My favourites are the ones on how to survive a disaster. They often involve cartoon animals. Lately, there have been ones warning how to avoid being drowned in a sudden rainstorm. Now Beijing is a very dry city. It almost never rains, except in the summer months, when there can be extremely violent storms, accompanied by flash floods. I once foolishly cycled home from work late at night in a storm, despite the exhortations of my colleagues. But you can never get a cab in the rain (not even when it’s just drizzling), so off I set, only to find myself cycling through water that came over the pedals. If only I had watched the PSAs about how to behave in a rainstorm first.  

In these ones, a cat and a dog are trying to get to a restaurant for a roast chicken dinner. The sensible dog points out they should not park on top of the storm drain. The flighty cat (stereotypes, much?) glibly waves off the danger. Soon the street is flooded, water flows into the restaurant, and the chicken dinner is ruined. On the way home, the cat insists on driving through a flooded underpass, to the dog’s alarm, only to find themselves stuck. They are just rescued in the nick of time. I should add, though this is a real danger – in a catastrophic flash flood in 2012, people did get stuck in exactly that situation.  

Cartoons are often deployed to get the safety message across. A safety PSA on public transportation played on the subway for much of last year. I was never sure if it was warning about sex pests or crazy attackers, but I was quite alarmed the first time I saw it. The incident occurred on a bus when a woman was bothered by a man. She approaches the driver for help. The attack then escalates, the assailant producing a knife. He is eventually subdued by fellow passengers. This is shown in actual CCTV footage of the incident. Then, as if that is not enough, there is an animated repeat of the crime. Not being able to read the accompanying Chinese characters quickly enough, I can’t really tell what the lesson is.  

Another unnecessarily graphic PSA came on a long-distance bus ride in western China. I’m glad that now all buses are equipped with seat belts, and if told, I will use it. But just to hammer the message home, the bus played, on a loop, actual footage of bus crashes in which people were about to be hurled out of the window. Then a cartoon version with cute animals of what we had just seen just to ram the point home. Seat belts were worn. 

Many of the PSAs are trying to persuade the populace of the virtues of civilized behavior. Behaving well when driving or walking on the street is a popular topic. Cartoons show polite children helping escort seniors across the street at a crosswalk where all the drivers stop while you cross. A lady helps a driver who mistakenly parks across two spaces. The driver is happy to move. People wait for the red light to cross the street.  

It is a utopia.
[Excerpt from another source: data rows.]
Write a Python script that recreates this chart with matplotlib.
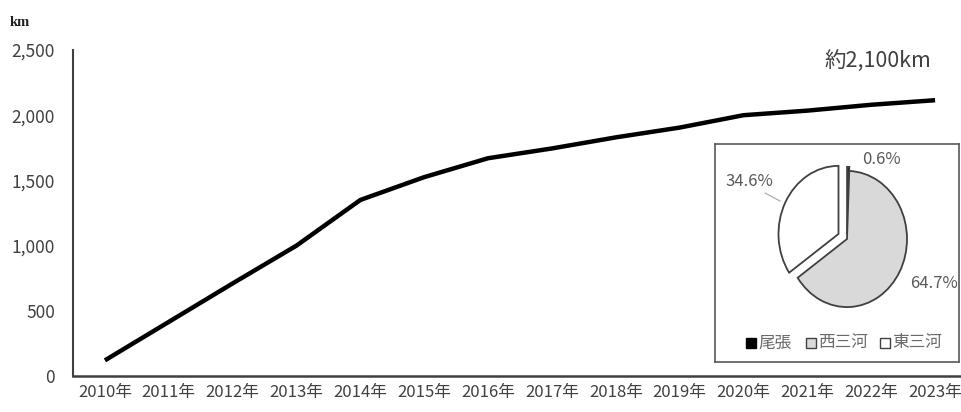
import matplotlib
matplotlib.use("Agg")
import matplotlib.pyplot as plt

plt.rcParams['font.family'] = ['Noto Sans CJK JP', 'DejaVu Sans']

years = ["2010年", "2011年", "2012年", "2013年", "2014年", "2015年", "2016年",
         "2017年", "2018年", "2019年", "2020年", "2021年", "2022年", "2023年"]
length_km = [120, 415, 710, 1000, 1350, 1525, 1670, 1745, 1830, 1905, 2000, 2035, 2080, 2115]
yticks = [0, 500, 1000, 1500, 2000, 2500]
ytick_labels = ["0", "500", "1,000", "1,500", "2,000", "2,500"]

pie_labels = ["尾張", "西三河", "東三河"]
pie_values = [0.6, 64.7, 34.6]
pie_pct = ["0.6%", "64.7%", "34.6%"]
pie_colors = ["#000000", "#d9d9d9", "#ffffff"]

W, H = 961, 412
fig = plt.figure(figsize=(W / 100, H / 100), dpi=100)

def rect(x0, y0, x1, y1):
    return [x0 / W, 1 - y1 / H, (x1 - x0) / W, (y1 - y0) / H]

ax = fig.add_axes(rect(73, 50, 967, 376))
x = list(range(len(years)))
ax.plot(x, length_km, color="black", lw=3.2, solid_capstyle="butt")
ax.set_xlim(-0.5, len(years) - 0.5)
ax.set_ylim(0, 2500)
ax.set_yticks(yticks)
ax.set_yticklabels(ytick_labels, fontsize=12.5, color="#404040")
ax.set_xticks(x)
ax.set_xticklabels(years, fontsize=12, color="#404040")
ax.tick_params(length=0, pad=6)
ax.tick_params(axis="y", pad=13)
for s in ["top", "right"]:
    ax.spines[s].set_visible(False)
ax.spines["left"].set_color("#404040")
ax.spines["bottom"].set_color("#404040")
ax.spines["left"].set_linewidth(1.5)
ax.spines["bottom"].set_linewidth(1.8)

fig.text(10 / W, 1 - 22 / H, "km", fontsize=10.5, fontweight="bold",
         family=["Liberation Serif", "DejaVu Serif"], color="#202020", va="center")
fig.text(878 / W, 1 - 61 / H, "約2,100km", fontsize=15.5, color="#404040",
         ha="center", va="center")

# inset box
box = fig.add_axes(rect(715, 144, 959, 362))
box.set_xticks([]); box.set_yticks([])
box.set_xlim(715, 959); box.set_ylim(362, 144)
for s in box.spines.values():
    s.set_color("#595959"); s.set_linewidth(1.2)
box.set_facecolor("white")

pax = fig.add_axes(rect(769, 150.5, 925, 327.5))
pax.pie(pie_values, colors=pie_colors, startangle=90, counterclock=False,
        explode=[0.06, 0, 0.16],
        wedgeprops=dict(edgecolor="#404040", linewidth=1.3))
pax.set_xlim(-1.3, 1.3); pax.set_ylim(-1.3, 1.3)
pax.set_aspect("auto")
pax.axis("off")

lab_kw = dict(fontsize=12, color="#595959", va="center")
box.text(881, 160, pie_pct[0], ha="center", **lab_kw)
box.text(910, 284, pie_pct[1], ha="left", **lab_kw)
box.text(749, 182, pie_pct[2], ha="center", **lab_kw)
box.plot([765, 780], [193, 201], color="#a6a6a6", lw=0.8)

leg_y = 343
lx = [751, 811, 885]
for xi, lab, col in zip(lx, pie_labels, pie_colors):
    box.plot([xi], [leg_y], marker="s", ms=7, mfc=col,
             mec="#000000" if col == "#000000" else "#404040", mew=1)
    box.text(xi + 7, leg_y, lab, fontsize=12, color="#6a6a6a", va="center", ha="left")

fig.savefig("out.png", dpi=100)
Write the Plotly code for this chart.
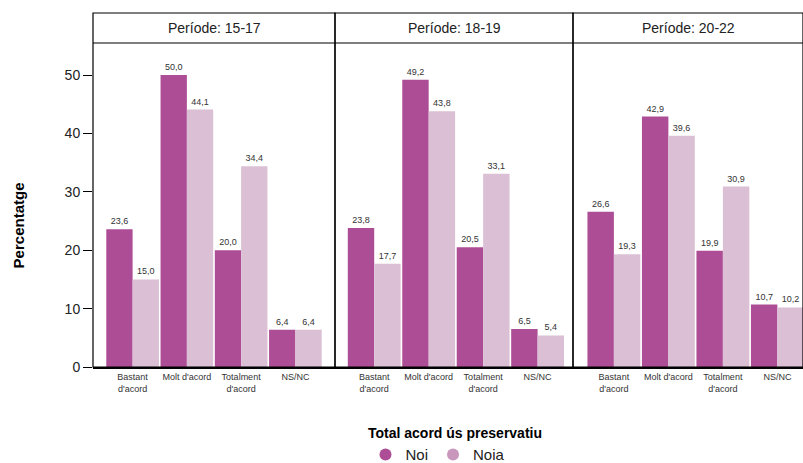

But it is one in which no one will ever live, because only I ever watch the aspirational videos to know what this litter-free society, one in which drivers are unerringly polite, in which everyone lets the people off the train before getting on and gives up their seat for an elderly or disabled person, will ever look like. 

Except one friend of mine, who told me that she too, likes to watch them. Come the apocalypse, it will be just the two of us, behaving very politely.